Interpretive Summary: The scarcity of water resources in the U.S. Southern High Plains is of regional, national, and even international concern due to the fact that the region acts as a breadbasket for the nation and world. The majority of agricultural production in this region depends on irrigation, largely dependent on pumping from the Ogallala or High Plains Aquifer, which are yielding less water every year. Sunflower is a diverse crop grown for oil or confectionary uses and is used as a supplemental cattle feed. Scientists at the USDA ARS Conservation & Production Research Laboratory at Bushland, Texas, collected data regarding sunflower water use over two seasons to determine the amount of water used in the region’s climate, and regionally specific crop coefficients for irrigation scheduling. However, these data have not been previously publicly available in a readily useable format. Thus, the scientific team has prepared these unique data sets for sharing with other scientists and the general public on the USDA National Agricultural Library online data sharing library. These data sets have already been used to provide crop growth, water use, yield, and crop water productivity, as well as crop coefficients to guide irrigation scheduling and water planning locally and regionally. Public accessibility via the USDA National Agricultural Library will increase their use by other researchers.

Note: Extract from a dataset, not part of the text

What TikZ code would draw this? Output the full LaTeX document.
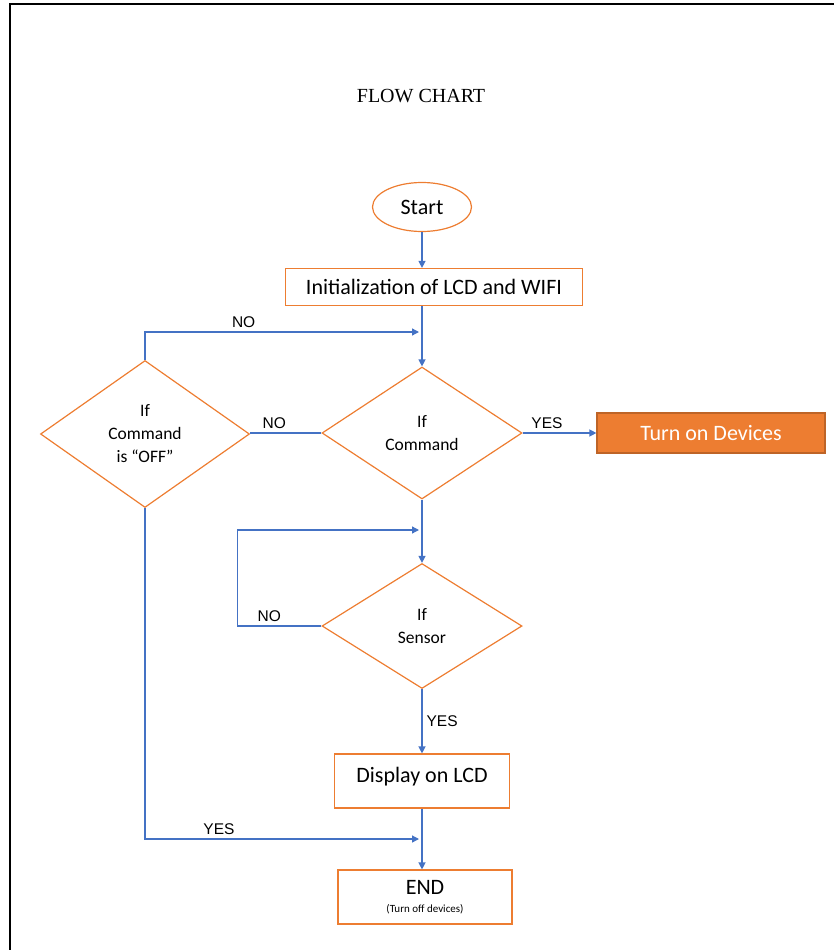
\documentclass[tikz,border=0pt]{standalone}
\usepackage{fontspec}
\setmainfont{Carlito}
\newfontfamily\arialfont{Liberation Sans}
\newfontfamily\titlefont{Liberation Serif}
\usetikzlibrary{shapes.geometric,arrows.meta}
\definecolor{flowblue}{HTML}{4472C4}
\definecolor{floworange}{HTML}{ED7D31}
\tikzset{>={Triangle[length=7pt,width=7pt]},
  flowbox/.style={draw=floworange,line width=1.2pt,inner sep=0pt,font=\fontsize{22}{26}\selectfont},
  decision/.style={diamond,draw=floworange,line width=1.2pt,inner sep=0pt,align=center,font=\fontsize{17.5}{23}\selectfont},
  flowline/.style={draw=flowblue,line width=1.3pt},
  answer/.style={font=\arialfont\fontsize{15.5}{18}\selectfont,inner sep=2pt}}

\begin{document}
\begin{tikzpicture}[x=1pt,y=-1pt]
\useasboundingbox (0,0) rectangle (834,950);
\draw[line width=2pt] (10,950) -- (10,4) -- (834,4);
\node[font=\titlefont\fontsize{20}{24}\selectfont] (title) at (421,96) {FLOW CHART};
\node[flowbox,ellipse,minimum width=99pt,minimum height=49pt] (start) at (422,207) {Start};
\node[flowbox,minimum width=297pt,minimum height=37pt] (init) at (434,287) {Initialization of LCD and WIFI};
\node[decision,minimum width=200pt,minimum height=132pt] (cmd) at (422,433) {If\\Command};
\node[decision,minimum width=209pt,minimum height=147pt] (off) at (145,434) {If\\Command\\is “OFF”};
\node[flowbox,draw=floworange!80!black,fill=floworange,text=white,minimum width=228pt,minimum height=40pt] (dev) at (711,433) {Turn on Devices};
\node[decision,minimum width=200pt,minimum height=125pt] (sensor) at (422,626) {If\\Sensor};
\node[flowbox,minimum width=175pt,minimum height=54pt,text height=16pt,text depth=14pt] (disp) at (422,781) {Display on LCD};
\node[flowbox,minimum width=174pt,minimum height=54pt,align=center] (end) at (425,897) {END\\[-8pt]{\fontsize{11}{12}\selectfont(Turn off devices)}};
\coordinate (m1) at (422,332);
\coordinate (m2) at (422,530);
\coordinate (m3) at (422,839);
\draw[flowline,->] (start) -- (start |- init.north);
\draw[flowline,->] (init.south -| cmd) -- (cmd.north);
\draw[flowline,->] (off.north) -- (off.north |- m1) -- node[answer,above=2pt,pos=0.36]{NO} ([xshift=-3pt]m1);
\draw[flowline,->] (cmd.east) -- node[answer,above=2pt,pos=0.33]{YES} (dev.west);
\draw[flowline] (cmd.west) -- node[answer,above=2pt,pos=0.66]{NO} (cmd.west -| off.east);
\draw[flowline,->] (cmd.south) -- (sensor.north);
\draw[flowline,->] (sensor.west) -- node[answer,above=2pt,pos=0.62]{NO} ++(-84,0) |- ([xshift=-3pt]m2);
\draw[flowline,->] (sensor.south) -- node[answer,right=2pt]{YES} (disp.north);
\draw[flowline,->] (disp.south) -- (disp.south |- end.north);
\draw[flowline,->] (off.south) -- (off.south |- m3) -- node[answer,above=2pt,pos=0.27]{YES} ([xshift=-3pt]m3);
\end{tikzpicture}
\end{document}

Technical Abstract: Sunflower is a diverse crop grown for oil or confectionary uses in the U.S. Southern High Plains, often under irrigation, but its water use, water productivity (water use efficiency) and crop coefficients for irrigation scheduling are not well known for the Texas High Plains. Accurate ET is important for effective irrigation scheduling to improve crop water productivity, irrigation scheme management, long term water resource planning and management, and for use in crop simulation models to improve accuracy of yield estimates. However, all crop ET estimation methods must be tested against ground truth – ET as measured by mass balance in crop fields – and improved so as to estimate ET as accurately as possible. Mass balance measurement of ET depends on solving the soil water balance in which ET is the sum of the change of water stored in the soil profile to well below the root zone, irrigation, precipitation, the sum of any runon and runoff, and any soil water flux into or out of the soil profile. Effective means of measuring the profile change in storage include the neutron probe and large weighing lysimeters. The USDA ARS weighing lysimeter team at Bushland, Texas, measured ET of sunflower under full irrigation in 2009 and 2011 using both weighing lysimeters and the neutron probe. Along with those measurements, the team measured crop growth and yield, weather, and irrigation applied. These data are presented, along with cropping calendars for each season, as machine readable files available to the public via the USDA ARS National Agriculture Library (NAL) Ag Data Commons internet site. The cropping calendars contain dates of important field operations, including dates, amounts, and kinds of fertilizers and pesticides applied, harvests and irrigations. The weather data include daily sums and averages as well as 15-minute mean data for all days of the year, and include solar irradiance, air temperature and humidity, wind speed, air pressure, and precipitation. The Bushland sunflower data have already been used to develop crop coefficients for irrigation management in the region.